The quantitative side rests entirely on Beer's law: A = εbc, where absorbance is proportional to molar absorptivity (ε), path length (b), and concentration (c). You built this foundation already. In practice, UV-Vis adds an instrumental layer on top: you must choose the right wavelength, manage instrument drift, and ensure your calibration standards cover the concentration range of interest. The choice of λmax is not arbitrary — it maximizes sensitivity (highest ε, so the absorbance signal is largest) and also minimizes the effect of small wavelength errors, because the absorbance curve is flat at the peak.

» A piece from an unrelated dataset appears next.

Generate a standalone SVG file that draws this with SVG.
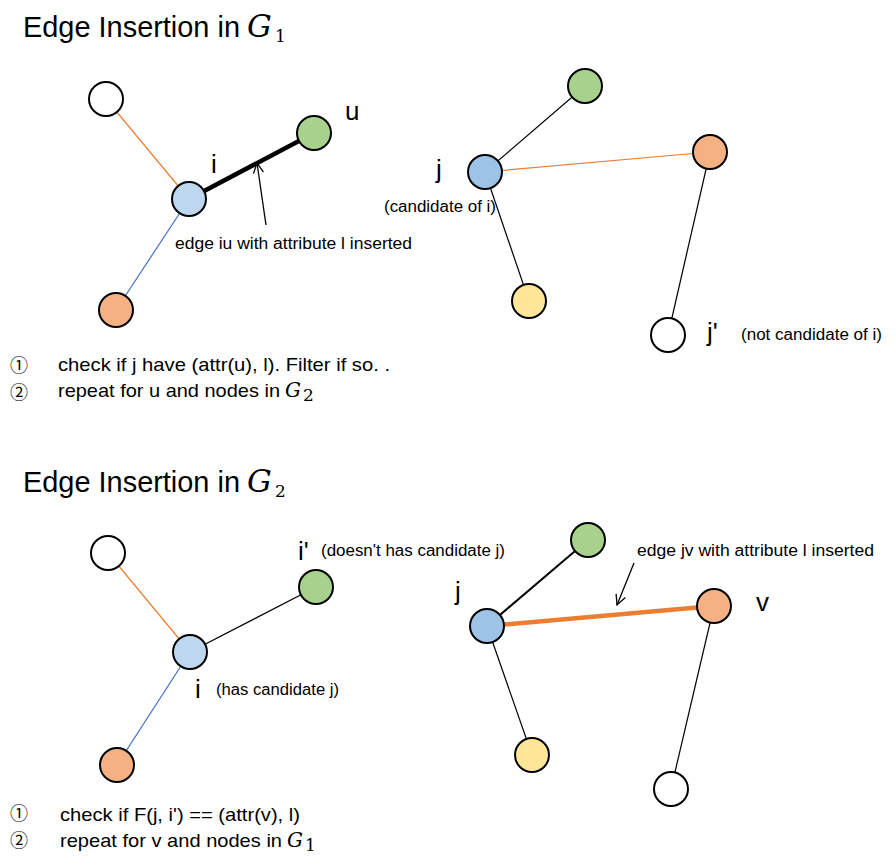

Instrument design matters for accuracy. A single-beam instrument measures the blank (I₀) and sample (I) at different times. If the lamp intensity changes between these two measurements — which it does, especially when warming up — the ratio I/I₀ is corrupted. A double-beam instrument splits the beam simultaneously to a reference and sample detector, so lamp fluctuations affect both channels equally and cancel in the ratio. For routine work at steady state, single-beam instruments are often adequate; for kinetics measurements or high-accuracy work, double-beam designs are preferred.
Diode-array instruments extend this further by dispersing light after it passes through the sample and recording the full spectrum simultaneously across hundreds of wavelengths. This enables reaction kinetics monitoring (recording how a spectrum changes over time) and multicomponent analysis. When two analytes coexist in solution, the total absorbance at any wavelength is the sum of their individual contributions (Beer's law is additive for non-interacting absorbers). Measuring at two wavelengths gives two equations; knowing the molar absorptivities of each pure component allows you to solve for both concentrations — a linear algebra problem embedded in a spectroscopy instrument.
A practical note on calibration: the response must be linear in Beer's law for the concentration range you are measuring. Deviations from linearity occur at high concentrations (where molecules interact) and at high absorbances (where stray light becomes significant). Always verify linearity by running several standards and inspecting the calibration curve before reporting results. An R² value close to 1 is necessary but not sufficient — inspect the residuals for curvature, which indicates the Beer's law regime has been exceeded.